15+ Year Contributor
535
4
Jan 5, 2007
livonia, Michigan
I am trying to install a Walbro 255hp in my 95 tsi AWD, but I cannot get the old pump out. The bottom fitting for the fuel line is impossible to get off, even with flare wrenches and PB blaster. The 14mm flare wrench is somehow stripping the nut. The full strength of 2 men isn't working to break the 14mm nut from the 19mm one, so what are my options at this point? Heating it is out of the question. Is the thread going to opposite way?

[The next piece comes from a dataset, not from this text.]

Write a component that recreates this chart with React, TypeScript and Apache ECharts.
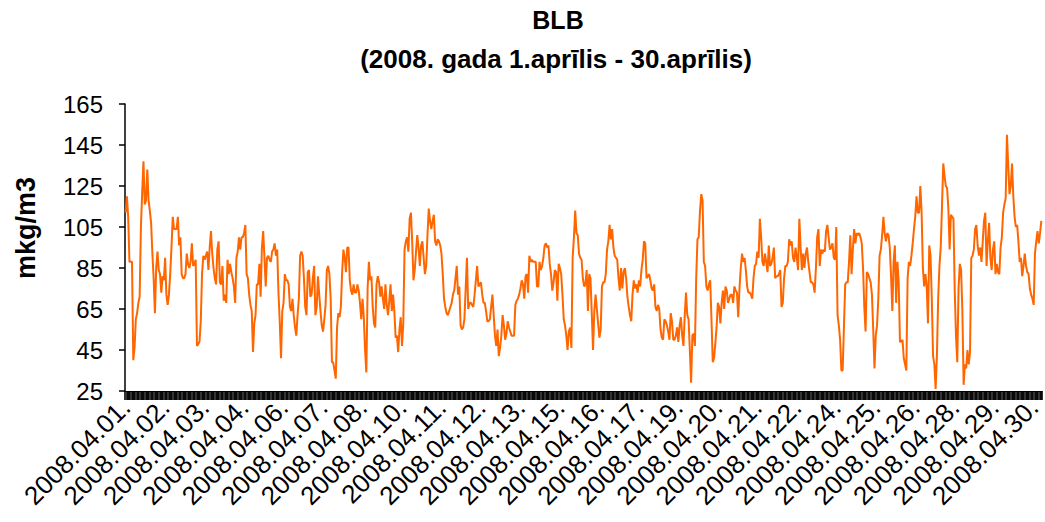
import React, { useEffect, useRef } from "react";
import * as echarts from "echarts";

// Hourly values, 2008-04-01 00:00 .. 2008-04-30 23:00 (720 points) in segments
const seg1 = [112,120,110,88,88,88,40,46,60,63,68,71,105,122,137,116,118,133,118,113,107,92,80,63,85,93,84,82,73,81,79,90,72,67,72,82,95,110,104,104,104,110,96,100,82,80,80,82,92,87,85,88,97,86,87,89,47,48,49,59,82,91,89];
const seg2 = [91,93,84,95,103,92,85,80,77,94,98,78,77,86,69,72,68,89,82,87,83,80,76,68,90,93,100,94,100,100,102,106,82,80,72,67,64,44,58,62,77,77,87,71,95,103,90,76,90,91,89,88,93,94,97,91,94,73,59,41,64,68,82,79,79,77,66,64,70,62];
const seg3 = [56,52,62,70,91,93,91,80,66,62,83,84,71,72,80,86,62,66,81,72,64,57,54,60,67,84,86,82,70,39,39,35,31,56,63,61,66,83,94,90,83,95,95,79,74,72,77,73,73,77,74,68,60,70,61,45,34,75,88,79,81,66,58,56,77,81,78,71,76,70,65];
const seg4 = [77,67,62,69,77,64,72,64,51,52,44,55,61,47,58,94,98,100,93,109,112,98,79,84,93,101,95,86,96,98,90,82,86,101,114,108,104,108,111,98,96,99,98,96,92,82,70,66,63,62,64,66,68,72,74,80,86,72,76,57,55,56,60,75,90,65,68,68,67,66];
const seg5 = [72,79,86,76,77,78,72,68,68,64,59,59,60,66,72,62,52,47,55,42,46,52,62,57,50,53,59,56,54,52,52,52,67,69,70,72,75,79,77,70,81,82,73,91,88,89,88,88,88,76,76,88,84,86,90,96,97,95,96,87,82,74,78,84,83,69,87,85,82,72,60];
const seg6 = [57,52,45,54,56,46,90,100,113,102,101,92,90,89,80,76,77,84,64,82,80,63,45,64,72,65,58,51,55,76,78,78,82,94,98,106,99,104,95,91,90,89,80,74,85,75,83,85,80,71,66,62,59,72,79,75,77,73,79,76,84,89,98,97,80,81,82,79,75,74];
const seg7 = [77,66,64,67,65,55,51,50,60,59,57,54,50,63,59,50,50,52,56,49,57,61,52,47,62,73,62,60,45,29,52,53,47,80,99,100,113,121,118,88,86,76,74,77,79,60,39,41,48,56,68,66,58,68,74,65,76,74,68,70,72,72,68,76,74,73,61,75,85,92];
const seg8 = [88,90,84,76,73,73,72,70,80,86,87,93,90,109,100,88,86,92,88,83,96,86,87,90,95,80,81,81,82,84,66,68,80,86,86,88,99,96,98,90,88,95,90,84,109,95,84,92,85,92,95,88,83,78,78,77,73,85,100,104,86,94,92,94,93,103,106,100,94,95,97];
const seg9 = [90,89,105,62,57,50,35,35,56,77,78,78,88,101,82,94,104,97,102,101,102,100,97,85,66,54,83,82,80,78,72,55,36,52,57,70,91,94,101,110,102,98,102,101,95,81,64,88,96,68,88,78,49,49,50,41,38,35,80,88,86,91,97,104,110,120,112,112,125,112];
const seg10 = [85,76,82,76,58,96,91,70,42,38,26,42,70,86,95,115,136,130,125,124,114,94,111,110,109,74,52,39,75,87,84,64,28,38,36,45,38,44,90,91,94,104,106,96,91,95,88,98,108,112,86,98,107,90,84,94,98,82,87,83,82,95,100,112,116,119,150,135,121,125,136,120,110,105,106,98,88,90,81,86,92,86,83,82,75,72,70,67,92,98,103,97,102,108];

const values = [...seg1, ...seg2, ...seg3, ...seg4, ...seg5, ...seg6, ...seg7, ...seg8, ...seg9, ...seg10];

const days = Array.from({ length: 30 }, (_, d) => `2008.04.${String(d + 1).padStart(2, "0")}.`);
const categories = days.flatMap((d) => Array(24).fill(d));

const yTicks = { min: 25, max: 165, interval: 20 };
const titleText = "BLB";
const subtitleText = "(2008. gada 1.aprīlis - 30.aprīlis)";
const yName = "mkg/m3";

export default function App() {
  const ref = useRef<HTMLDivElement>(null);
  useEffect(() => {
    if (!ref.current) return;
    const chart = echarts.init(ref.current, null, { renderer: "svg" });
    const font = "'Liberation Sans', Arial, sans-serif";
    chart.setOption({
      animation: false,
      backgroundColor: "#ffffff",
      textStyle: { fontFamily: font },
      graphic: [
        {
          type: "text",
          x: 558,
          y: 7,
          style: { text: titleText, font: `bold 25px ${font}`, fill: "#000", textAlign: "center" },
        },
        {
          type: "text",
          x: 556,
          y: 46,
          style: { text: subtitleText, font: `bold 26px ${font}`, fill: "#000", textAlign: "center" },
        },
        {
          type: "text",
          x: 26,
          y: 228,
          rotation: Math.PI / 2,
          style: {
            text: yName,
            font: `bold 27px ${font}`,
            fill: "#000",
            textAlign: "center",
            textVerticalAlign: "middle",
          },
        },
      ],
      grid: { left: 125, right: 0, top: 104, bottom: 131, containLabel: false },
      xAxis: {
        type: "category",
        data: categories,
        boundaryGap: true,
        axisLine: { show: true, lineStyle: { color: "#000", width: 1 } },
        axisTick: { show: true, interval: 0, length: 9, lineStyle: { color: "#000", width: 1.6 } },
        axisLabel: {
          interval: 30,
          rotate: 45,
          margin: 12,
          color: "#000",
          fontSize: 26,
          fontFamily: font,
        },
        splitLine: { show: false },
      },
      yAxis: {
        type: "value",
        min: yTicks.min,
        max: yTicks.max,
        interval: yTicks.interval,
        axisLine: { show: true, lineStyle: { color: "#000", width: 1.5 } },
        axisTick: { show: true, length: 6, lineStyle: { color: "#000", width: 1.5 } },
        axisLabel: { color: "#000", fontSize: 24, margin: 22, fontFamily: font },
        splitLine: { show: false },
      },
      series: [
        {
          type: "line",
          data: values,
          showSymbol: false,
          symbol: "none",
          lineStyle: { color: "#FF6600", width: 2 },
          itemStyle: { color: "#FF6600" },
        },
      ],
    });
    return () => chart.dispose();
  }, []);
  return (
    <div
      ref={ref}
      style={{ position: "fixed", left: 0, top: 0, width: 1045, height: 522 }}
    />
  );
}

I am using the vfaq instructions: http://www.vfaq.com/mods/pump-WB-2GAWD.html
 
Situate the two wrenches so you can squeeze it together with the palm of your hands. If one of the nuts is already stripped, use the same technique on the top fitting.
 
If it's really as rusted out as it sounds, it may be one of those cases where taking the car to a shop and letting them deal with it may not be a bad idea.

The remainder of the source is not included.